> [Task description] Write out the material exactly. Do not include the pictures.
--*--
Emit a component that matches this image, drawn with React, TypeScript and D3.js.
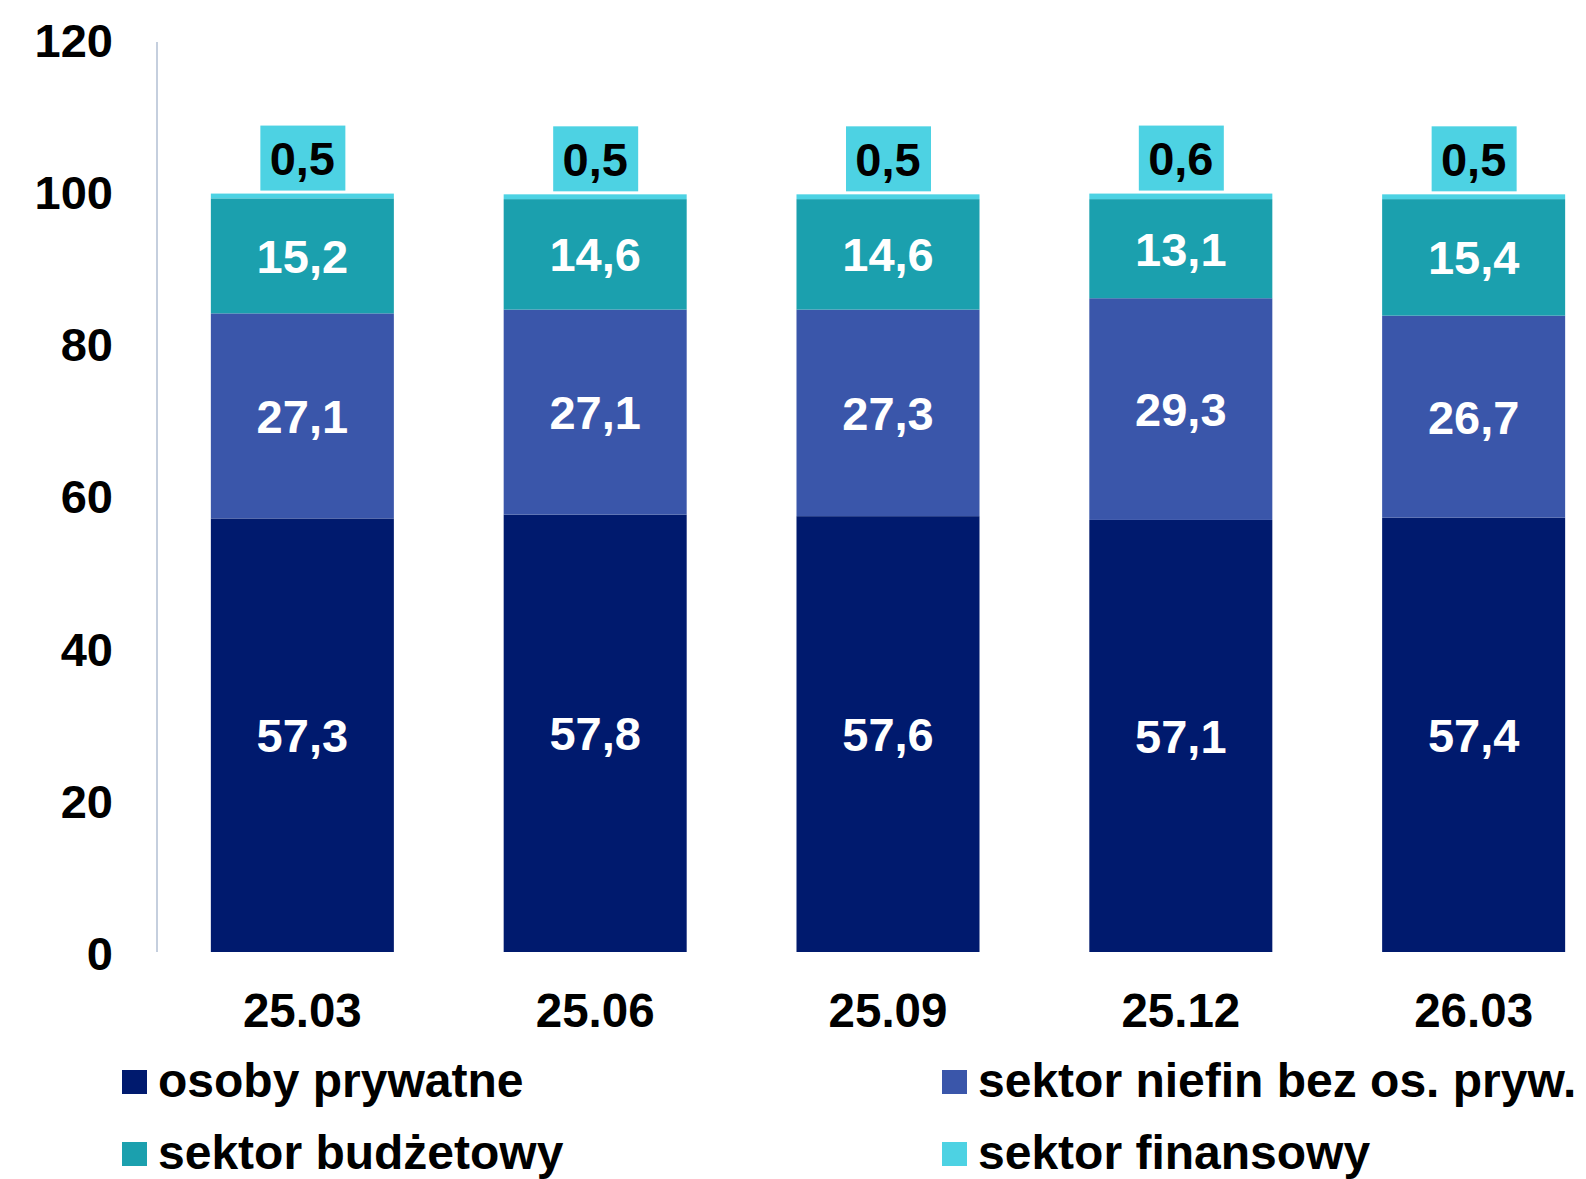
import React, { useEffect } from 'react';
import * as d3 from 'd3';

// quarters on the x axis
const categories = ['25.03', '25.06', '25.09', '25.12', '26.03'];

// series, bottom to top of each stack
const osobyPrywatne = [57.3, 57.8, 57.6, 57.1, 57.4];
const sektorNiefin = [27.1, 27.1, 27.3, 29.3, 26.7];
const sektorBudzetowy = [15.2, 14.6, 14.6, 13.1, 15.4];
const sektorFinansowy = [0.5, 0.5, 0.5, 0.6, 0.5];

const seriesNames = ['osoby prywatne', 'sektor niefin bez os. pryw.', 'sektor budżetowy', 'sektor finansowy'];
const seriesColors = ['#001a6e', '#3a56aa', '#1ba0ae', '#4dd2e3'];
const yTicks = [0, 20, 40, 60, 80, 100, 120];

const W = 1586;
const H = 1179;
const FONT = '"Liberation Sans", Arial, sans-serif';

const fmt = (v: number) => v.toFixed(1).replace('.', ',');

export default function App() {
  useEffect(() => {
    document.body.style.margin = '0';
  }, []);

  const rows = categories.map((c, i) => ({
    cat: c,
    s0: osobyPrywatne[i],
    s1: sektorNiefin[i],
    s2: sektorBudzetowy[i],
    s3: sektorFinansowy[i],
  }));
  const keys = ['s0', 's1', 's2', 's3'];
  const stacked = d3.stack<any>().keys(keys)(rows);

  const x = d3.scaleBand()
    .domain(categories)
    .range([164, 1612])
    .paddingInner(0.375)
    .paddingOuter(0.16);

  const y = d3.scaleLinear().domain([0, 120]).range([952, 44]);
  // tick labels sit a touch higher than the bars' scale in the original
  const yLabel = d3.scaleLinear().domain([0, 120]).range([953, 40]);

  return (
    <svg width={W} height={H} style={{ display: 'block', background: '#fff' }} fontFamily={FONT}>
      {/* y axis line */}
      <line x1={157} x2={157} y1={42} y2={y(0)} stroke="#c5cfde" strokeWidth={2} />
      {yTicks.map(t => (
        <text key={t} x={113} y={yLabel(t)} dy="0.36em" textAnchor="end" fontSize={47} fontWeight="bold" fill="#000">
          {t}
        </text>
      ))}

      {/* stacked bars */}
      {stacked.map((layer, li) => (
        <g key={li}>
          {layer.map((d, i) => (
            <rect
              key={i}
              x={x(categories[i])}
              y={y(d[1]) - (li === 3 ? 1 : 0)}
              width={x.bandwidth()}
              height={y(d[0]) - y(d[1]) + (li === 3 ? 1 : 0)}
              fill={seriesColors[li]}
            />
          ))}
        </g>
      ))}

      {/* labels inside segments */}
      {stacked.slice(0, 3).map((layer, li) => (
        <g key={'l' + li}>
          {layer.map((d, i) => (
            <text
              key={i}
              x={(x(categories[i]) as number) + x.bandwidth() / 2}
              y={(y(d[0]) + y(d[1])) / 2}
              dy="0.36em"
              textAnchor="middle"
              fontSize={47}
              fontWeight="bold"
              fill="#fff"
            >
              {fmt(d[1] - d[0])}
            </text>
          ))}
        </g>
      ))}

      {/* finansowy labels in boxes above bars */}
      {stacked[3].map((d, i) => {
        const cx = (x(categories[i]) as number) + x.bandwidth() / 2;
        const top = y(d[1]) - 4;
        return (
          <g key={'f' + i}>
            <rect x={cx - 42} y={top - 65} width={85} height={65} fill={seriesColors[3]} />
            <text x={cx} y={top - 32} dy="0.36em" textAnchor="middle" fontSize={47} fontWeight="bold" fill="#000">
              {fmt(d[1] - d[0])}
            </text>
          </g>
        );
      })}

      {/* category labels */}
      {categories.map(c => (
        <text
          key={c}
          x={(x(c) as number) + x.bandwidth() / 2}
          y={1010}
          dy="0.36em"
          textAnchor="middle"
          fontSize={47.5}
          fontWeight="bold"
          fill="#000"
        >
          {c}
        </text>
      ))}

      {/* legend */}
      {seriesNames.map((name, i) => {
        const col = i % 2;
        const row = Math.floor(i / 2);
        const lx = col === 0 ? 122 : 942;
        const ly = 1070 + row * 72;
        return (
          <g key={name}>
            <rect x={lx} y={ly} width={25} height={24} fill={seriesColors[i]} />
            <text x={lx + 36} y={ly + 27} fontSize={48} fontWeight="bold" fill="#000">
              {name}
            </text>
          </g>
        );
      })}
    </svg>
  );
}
--*--
> [Result]
Emit a component that matches this image, drawn with React, TypeScript and D3.js.
import React, { useEffect } from 'react';
import * as d3 from 'd3';

// quarters on the x axis
const categories = ['25.03', '25.06', '25.09', '25.12', '26.03'];

// series, bottom to top of each stack
const osobyPrywatne = [57.3, 57.8, 57.6, 57.1, 57.4];
const sektorNiefin = [27.1, 27.1, 27.3, 29.3, 26.7];
const sektorBudzetowy = [15.2, 14.6, 14.6, 13.1, 15.4];
const sektorFinansowy = [0.5, 0.5, 0.5, 0.6, 0.5];

const seriesNames = ['osoby prywatne', 'sektor niefin bez os. pryw.', 'sektor budżetowy', 'sektor finansowy'];
const seriesColors = ['#001a6e', '#3a56aa', '#1ba0ae', '#4dd2e3'];
const yTicks = [0, 20, 40, 60, 80, 100, 120];

const W = 1586;
const H = 1179;
const FONT = '"Liberation Sans", Arial, sans-serif';

const fmt = (v: number) => v.toFixed(1).replace('.', ',');

export default function App() {
  useEffect(() => {
    document.body.style.margin = '0';
  }, []);

  const rows = categories.map((c, i) => ({
    cat: c,
    s0: osobyPrywatne[i],
    s1: sektorNiefin[i],
    s2: sektorBudzetowy[i],
    s3: sektorFinansowy[i],
  }));
  const keys = ['s0', 's1', 's2', 's3'];
  const stacked = d3.stack<any>().keys(keys)(rows);

  const x = d3.scaleBand()
    .domain(categories)
    .range([164, 1612])
    .paddingInner(0.375)
    .paddingOuter(0.16);

  const y = d3.scaleLinear().domain([0, 120]).range([952, 44]);
  // tick labels sit a touch higher than the bars' scale in the original
  const yLabel = d3.scaleLinear().domain([0, 120]).range([953, 40]);

  return (
    <svg width={W} height={H} style={{ display: 'block', background: '#fff' }} fontFamily={FONT}>
      {/* y axis line */}
      <line x1={157} x2={157} y1={42} y2={y(0)} stroke="#c5cfde" strokeWidth={2} />
      {yTicks.map(t => (
        <text key={t} x={113} y={yLabel(t)} dy="0.36em" textAnchor="end" fontSize={47} fontWeight="bold" fill="#000">
          {t}
        </text>
      ))}

      {/* stacked bars */}
      {stacked.map((layer, li) => (
        <g key={li}>
          {layer.map((d, i) => (
            <rect
              key={i}
              x={x(categories[i])}
              y={y(d[1]) - (li === 3 ? 1 : 0)}
              width={x.bandwidth()}
              height={y(d[0]) - y(d[1]) + (li === 3 ? 1 : 0)}
              fill={seriesColors[li]}
            />
          ))}
        </g>
      ))}

      {/* labels inside segments */}
      {stacked.slice(0, 3).map((layer, li) => (
        <g key={'l' + li}>
          {layer.map((d, i) => (
            <text
              key={i}
              x={(x(categories[i]) as number) + x.bandwidth() / 2}
              y={(y(d[0]) + y(d[1])) / 2}
              dy="0.36em"
              textAnchor="middle"
              fontSize={47}
              fontWeight="bold"
              fill="#fff"
            >
              {fmt(d[1] - d[0])}
            </text>
          ))}
        </g>
      ))}

      {/* finansowy labels in boxes above bars */}
      {stacked[3].map((d, i) => {
        const cx = (x(categories[i]) as number) + x.bandwidth() / 2;
        const top = y(d[1]) - 4;
        return (
          <g key={'f' + i}>
            <rect x={cx - 42} y={top - 65} width={85} height={65} fill={seriesColors[3]} />
            <text x={cx} y={top - 32} dy="0.36em" textAnchor="middle" fontSize={47} fontWeight="bold" fill="#000">
              {fmt(d[1] - d[0])}
            </text>
          </g>
        );
      })}

      {/* category labels */}
      {categories.map(c => (
        <text
          key={c}
          x={(x(c) as number) + x.bandwidth() / 2}
          y={1010}
          dy="0.36em"
          textAnchor="middle"
          fontSize={47.5}
          fontWeight="bold"
          fill="#000"
        >
          {c}
        </text>
      ))}

      {/* legend */}
      {seriesNames.map((name, i) => {
        const col = i % 2;
        const row = Math.floor(i / 2);
        const lx = col === 0 ? 122 : 942;
        const ly = 1070 + row * 72;
        return (
          <g key={name}>
            <rect x={lx} y={ly} width={25} height={24} fill={seriesColors[i]} />
            <text x={lx + 36} y={ly + 27} fontSize={48} fontWeight="bold" fill="#000">
              {name}
            </text>
          </g>
        );
      })}
    </svg>
  );
}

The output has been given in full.